Quote, please, the line with "Convert this chart to Plotly.js code.", the line with "const px2y = p => (H - MB - p) / PH;", and every line between them, exactly and with nothing else.

(Plotting code records)
[start]
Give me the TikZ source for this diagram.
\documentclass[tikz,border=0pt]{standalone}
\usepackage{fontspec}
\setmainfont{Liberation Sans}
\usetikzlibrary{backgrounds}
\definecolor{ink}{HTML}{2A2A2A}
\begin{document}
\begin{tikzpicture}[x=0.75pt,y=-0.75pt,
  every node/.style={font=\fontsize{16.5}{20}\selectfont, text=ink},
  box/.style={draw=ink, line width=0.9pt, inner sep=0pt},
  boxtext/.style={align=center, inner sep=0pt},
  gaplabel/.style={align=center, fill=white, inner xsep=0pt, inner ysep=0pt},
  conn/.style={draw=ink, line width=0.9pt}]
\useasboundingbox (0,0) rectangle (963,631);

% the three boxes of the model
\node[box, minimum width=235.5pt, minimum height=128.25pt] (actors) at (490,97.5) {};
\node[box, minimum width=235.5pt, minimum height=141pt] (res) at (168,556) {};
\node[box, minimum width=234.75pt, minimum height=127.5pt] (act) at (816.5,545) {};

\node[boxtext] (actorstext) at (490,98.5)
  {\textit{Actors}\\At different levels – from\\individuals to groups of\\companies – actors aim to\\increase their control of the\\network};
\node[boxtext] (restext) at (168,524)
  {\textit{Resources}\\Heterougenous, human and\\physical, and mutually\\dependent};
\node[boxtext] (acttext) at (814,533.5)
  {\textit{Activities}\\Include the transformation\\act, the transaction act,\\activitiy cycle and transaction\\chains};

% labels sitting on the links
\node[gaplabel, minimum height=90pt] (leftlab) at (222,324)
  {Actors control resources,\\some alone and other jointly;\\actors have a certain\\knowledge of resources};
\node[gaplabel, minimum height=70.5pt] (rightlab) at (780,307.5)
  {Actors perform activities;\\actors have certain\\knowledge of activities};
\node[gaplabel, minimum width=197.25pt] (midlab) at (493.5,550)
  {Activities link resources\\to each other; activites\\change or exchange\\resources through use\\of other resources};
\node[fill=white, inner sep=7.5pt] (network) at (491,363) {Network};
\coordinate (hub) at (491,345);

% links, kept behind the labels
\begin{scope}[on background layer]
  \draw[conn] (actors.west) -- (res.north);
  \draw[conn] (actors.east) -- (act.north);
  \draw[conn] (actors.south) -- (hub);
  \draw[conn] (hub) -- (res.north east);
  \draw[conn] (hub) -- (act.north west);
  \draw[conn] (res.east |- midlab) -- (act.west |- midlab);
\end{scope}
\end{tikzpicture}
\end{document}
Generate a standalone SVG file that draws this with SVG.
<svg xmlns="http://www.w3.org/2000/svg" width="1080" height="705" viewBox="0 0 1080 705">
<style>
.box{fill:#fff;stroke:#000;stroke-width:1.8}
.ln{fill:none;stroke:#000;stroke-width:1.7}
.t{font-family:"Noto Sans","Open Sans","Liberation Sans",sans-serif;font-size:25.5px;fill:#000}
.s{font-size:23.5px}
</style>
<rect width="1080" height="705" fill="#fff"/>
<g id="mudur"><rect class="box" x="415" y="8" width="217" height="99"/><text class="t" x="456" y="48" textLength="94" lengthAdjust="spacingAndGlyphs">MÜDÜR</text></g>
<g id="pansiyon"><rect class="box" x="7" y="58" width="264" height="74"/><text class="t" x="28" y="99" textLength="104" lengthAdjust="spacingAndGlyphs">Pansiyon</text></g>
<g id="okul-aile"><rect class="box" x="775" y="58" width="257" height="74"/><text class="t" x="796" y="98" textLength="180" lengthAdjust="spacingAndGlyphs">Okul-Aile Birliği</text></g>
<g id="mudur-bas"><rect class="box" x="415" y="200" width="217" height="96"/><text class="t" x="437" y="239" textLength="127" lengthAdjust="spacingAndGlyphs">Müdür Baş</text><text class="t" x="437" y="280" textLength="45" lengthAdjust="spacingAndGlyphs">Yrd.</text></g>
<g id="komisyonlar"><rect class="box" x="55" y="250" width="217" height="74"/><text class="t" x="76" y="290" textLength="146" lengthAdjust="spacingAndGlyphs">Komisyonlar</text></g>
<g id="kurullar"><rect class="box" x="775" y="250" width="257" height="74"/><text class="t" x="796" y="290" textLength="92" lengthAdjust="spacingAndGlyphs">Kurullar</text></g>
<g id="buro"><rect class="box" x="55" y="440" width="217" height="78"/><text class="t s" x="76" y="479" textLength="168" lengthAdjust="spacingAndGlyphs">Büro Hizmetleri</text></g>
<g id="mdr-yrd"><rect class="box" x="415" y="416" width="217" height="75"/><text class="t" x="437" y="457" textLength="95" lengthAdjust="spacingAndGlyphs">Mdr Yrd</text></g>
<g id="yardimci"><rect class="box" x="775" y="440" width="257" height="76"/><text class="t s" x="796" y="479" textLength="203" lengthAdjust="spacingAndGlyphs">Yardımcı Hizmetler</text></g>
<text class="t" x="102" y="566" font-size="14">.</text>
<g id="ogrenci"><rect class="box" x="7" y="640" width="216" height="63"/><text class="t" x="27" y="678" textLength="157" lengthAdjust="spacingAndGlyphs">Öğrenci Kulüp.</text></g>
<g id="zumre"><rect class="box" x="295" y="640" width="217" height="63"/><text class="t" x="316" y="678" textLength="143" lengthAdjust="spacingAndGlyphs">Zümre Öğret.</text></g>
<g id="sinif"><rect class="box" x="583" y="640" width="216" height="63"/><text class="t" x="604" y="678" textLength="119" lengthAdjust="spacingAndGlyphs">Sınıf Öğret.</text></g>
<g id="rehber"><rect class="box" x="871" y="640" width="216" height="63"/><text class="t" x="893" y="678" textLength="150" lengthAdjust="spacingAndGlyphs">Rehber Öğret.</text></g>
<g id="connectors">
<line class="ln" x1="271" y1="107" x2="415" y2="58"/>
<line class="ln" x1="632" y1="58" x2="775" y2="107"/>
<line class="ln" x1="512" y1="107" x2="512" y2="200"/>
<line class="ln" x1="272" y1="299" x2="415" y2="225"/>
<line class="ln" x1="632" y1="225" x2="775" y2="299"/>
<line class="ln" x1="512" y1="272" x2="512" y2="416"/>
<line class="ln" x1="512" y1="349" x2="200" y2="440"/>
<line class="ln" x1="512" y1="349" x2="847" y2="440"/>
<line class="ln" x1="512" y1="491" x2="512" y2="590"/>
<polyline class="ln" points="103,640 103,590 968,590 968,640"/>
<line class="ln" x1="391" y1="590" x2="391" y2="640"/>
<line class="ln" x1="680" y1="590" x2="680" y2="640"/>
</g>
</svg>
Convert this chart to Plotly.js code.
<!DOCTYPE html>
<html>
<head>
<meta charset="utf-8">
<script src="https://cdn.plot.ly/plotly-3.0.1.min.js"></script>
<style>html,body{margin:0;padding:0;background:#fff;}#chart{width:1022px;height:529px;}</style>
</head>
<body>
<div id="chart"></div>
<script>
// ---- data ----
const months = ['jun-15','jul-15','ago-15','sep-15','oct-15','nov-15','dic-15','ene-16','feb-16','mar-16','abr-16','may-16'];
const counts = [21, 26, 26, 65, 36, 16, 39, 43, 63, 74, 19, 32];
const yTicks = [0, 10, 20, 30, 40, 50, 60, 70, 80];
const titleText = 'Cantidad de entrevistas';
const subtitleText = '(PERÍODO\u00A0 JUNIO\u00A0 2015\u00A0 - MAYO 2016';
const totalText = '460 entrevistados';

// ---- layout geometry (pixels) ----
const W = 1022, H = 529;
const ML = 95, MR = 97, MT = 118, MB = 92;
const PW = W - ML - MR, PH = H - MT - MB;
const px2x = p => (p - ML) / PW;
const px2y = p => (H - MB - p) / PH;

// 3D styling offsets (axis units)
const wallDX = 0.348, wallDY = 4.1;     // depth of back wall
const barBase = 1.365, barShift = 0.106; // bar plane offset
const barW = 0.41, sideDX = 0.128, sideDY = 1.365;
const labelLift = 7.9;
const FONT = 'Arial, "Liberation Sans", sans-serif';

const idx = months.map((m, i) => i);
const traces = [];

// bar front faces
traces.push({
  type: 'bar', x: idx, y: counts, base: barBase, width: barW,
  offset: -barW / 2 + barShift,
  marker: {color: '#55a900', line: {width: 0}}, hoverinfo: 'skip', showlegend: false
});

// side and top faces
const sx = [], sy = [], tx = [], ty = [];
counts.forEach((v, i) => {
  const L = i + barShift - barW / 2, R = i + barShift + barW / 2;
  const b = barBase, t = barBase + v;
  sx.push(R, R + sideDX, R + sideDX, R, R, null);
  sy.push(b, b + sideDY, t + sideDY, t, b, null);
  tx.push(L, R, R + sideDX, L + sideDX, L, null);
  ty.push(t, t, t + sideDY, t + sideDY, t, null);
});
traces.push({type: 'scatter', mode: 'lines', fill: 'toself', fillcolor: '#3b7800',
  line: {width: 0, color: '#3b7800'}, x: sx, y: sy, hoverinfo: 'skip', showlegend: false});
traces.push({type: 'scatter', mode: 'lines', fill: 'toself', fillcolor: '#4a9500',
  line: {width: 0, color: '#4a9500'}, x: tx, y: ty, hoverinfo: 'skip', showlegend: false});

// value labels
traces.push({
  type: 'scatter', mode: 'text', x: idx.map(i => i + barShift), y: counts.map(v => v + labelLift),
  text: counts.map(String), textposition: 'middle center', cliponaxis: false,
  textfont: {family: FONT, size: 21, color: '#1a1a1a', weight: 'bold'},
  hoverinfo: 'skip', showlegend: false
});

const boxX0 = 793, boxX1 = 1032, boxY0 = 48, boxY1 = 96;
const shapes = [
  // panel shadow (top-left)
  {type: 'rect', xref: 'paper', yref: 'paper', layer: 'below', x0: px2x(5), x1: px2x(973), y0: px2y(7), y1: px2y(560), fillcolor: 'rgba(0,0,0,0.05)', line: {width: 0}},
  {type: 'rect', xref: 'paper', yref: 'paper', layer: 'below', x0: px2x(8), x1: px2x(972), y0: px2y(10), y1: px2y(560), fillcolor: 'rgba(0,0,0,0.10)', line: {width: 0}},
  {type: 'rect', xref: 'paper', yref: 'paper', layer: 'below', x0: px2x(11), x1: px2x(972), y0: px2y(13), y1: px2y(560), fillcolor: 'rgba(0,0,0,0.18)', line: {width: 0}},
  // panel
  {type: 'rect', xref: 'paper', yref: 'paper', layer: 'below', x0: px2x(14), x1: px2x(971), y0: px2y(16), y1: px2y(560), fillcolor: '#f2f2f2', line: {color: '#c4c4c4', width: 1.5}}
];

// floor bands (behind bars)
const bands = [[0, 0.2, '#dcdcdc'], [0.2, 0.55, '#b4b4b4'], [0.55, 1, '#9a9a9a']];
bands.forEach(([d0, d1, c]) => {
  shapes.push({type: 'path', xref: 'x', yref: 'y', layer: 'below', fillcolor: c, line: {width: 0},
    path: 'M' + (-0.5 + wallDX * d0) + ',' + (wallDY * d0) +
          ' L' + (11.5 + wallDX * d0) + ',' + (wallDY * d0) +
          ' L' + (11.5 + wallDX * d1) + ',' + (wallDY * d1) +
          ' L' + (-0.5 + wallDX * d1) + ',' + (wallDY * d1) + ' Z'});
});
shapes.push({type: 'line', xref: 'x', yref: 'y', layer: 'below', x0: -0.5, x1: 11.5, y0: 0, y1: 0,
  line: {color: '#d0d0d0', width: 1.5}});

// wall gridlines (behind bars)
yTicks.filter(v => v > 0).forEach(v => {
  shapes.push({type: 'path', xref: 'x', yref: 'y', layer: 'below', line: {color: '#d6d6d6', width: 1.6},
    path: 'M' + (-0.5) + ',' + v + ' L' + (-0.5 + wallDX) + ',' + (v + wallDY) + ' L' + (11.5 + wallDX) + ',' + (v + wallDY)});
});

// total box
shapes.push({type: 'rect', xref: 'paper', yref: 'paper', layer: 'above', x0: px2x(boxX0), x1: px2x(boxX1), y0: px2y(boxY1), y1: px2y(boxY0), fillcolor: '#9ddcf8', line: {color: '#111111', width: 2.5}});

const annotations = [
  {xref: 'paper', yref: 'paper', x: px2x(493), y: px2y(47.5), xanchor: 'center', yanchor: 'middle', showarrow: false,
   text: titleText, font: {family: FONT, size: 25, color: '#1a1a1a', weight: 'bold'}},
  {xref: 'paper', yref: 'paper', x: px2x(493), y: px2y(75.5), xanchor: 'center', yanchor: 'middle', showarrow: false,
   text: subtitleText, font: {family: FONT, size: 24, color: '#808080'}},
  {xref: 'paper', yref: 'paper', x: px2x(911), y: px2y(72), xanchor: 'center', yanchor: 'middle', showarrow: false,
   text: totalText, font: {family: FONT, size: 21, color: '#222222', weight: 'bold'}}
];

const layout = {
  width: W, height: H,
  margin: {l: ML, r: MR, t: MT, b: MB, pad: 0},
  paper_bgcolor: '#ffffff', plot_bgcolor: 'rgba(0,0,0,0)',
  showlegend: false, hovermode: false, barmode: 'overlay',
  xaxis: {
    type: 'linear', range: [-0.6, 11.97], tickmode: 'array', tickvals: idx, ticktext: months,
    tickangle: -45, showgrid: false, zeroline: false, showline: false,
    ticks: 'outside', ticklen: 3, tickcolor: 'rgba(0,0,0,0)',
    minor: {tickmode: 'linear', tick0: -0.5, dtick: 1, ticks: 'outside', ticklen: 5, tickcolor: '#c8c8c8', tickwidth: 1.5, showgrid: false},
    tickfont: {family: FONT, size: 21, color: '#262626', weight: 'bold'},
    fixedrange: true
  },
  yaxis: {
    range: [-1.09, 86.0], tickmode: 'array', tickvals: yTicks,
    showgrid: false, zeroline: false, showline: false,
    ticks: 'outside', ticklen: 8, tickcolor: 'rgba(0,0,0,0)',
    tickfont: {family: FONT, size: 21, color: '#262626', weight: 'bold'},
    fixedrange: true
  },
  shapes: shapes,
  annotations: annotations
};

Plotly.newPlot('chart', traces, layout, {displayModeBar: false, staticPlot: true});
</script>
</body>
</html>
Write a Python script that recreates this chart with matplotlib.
[end]
=== Worked solution ===
Convert this chart to Plotly.js code.
<!DOCTYPE html>
<html>
<head>
<meta charset="utf-8">
<script src="https://cdn.plot.ly/plotly-3.0.1.min.js"></script>
<style>html,body{margin:0;padding:0;background:#fff;}#chart{width:1022px;height:529px;}</style>
</head>
<body>
<div id="chart"></div>
<script>
// ---- data ----
const months = ['jun-15','jul-15','ago-15','sep-15','oct-15','nov-15','dic-15','ene-16','feb-16','mar-16','abr-16','may-16'];
const counts = [21, 26, 26, 65, 36, 16, 39, 43, 63, 74, 19, 32];
const yTicks = [0, 10, 20, 30, 40, 50, 60, 70, 80];
const titleText = 'Cantidad de entrevistas';
const subtitleText = '(PERÍODO\u00A0 JUNIO\u00A0 2015\u00A0 - MAYO 2016';
const totalText = '460 entrevistados';

// ---- layout geometry (pixels) ----
const W = 1022, H = 529;
const ML = 95, MR = 97, MT = 118, MB = 92;
const PW = W - ML - MR, PH = H - MT - MB;
const px2x = p => (p - ML) / PW;
const px2y = p => (H - MB - p) / PH;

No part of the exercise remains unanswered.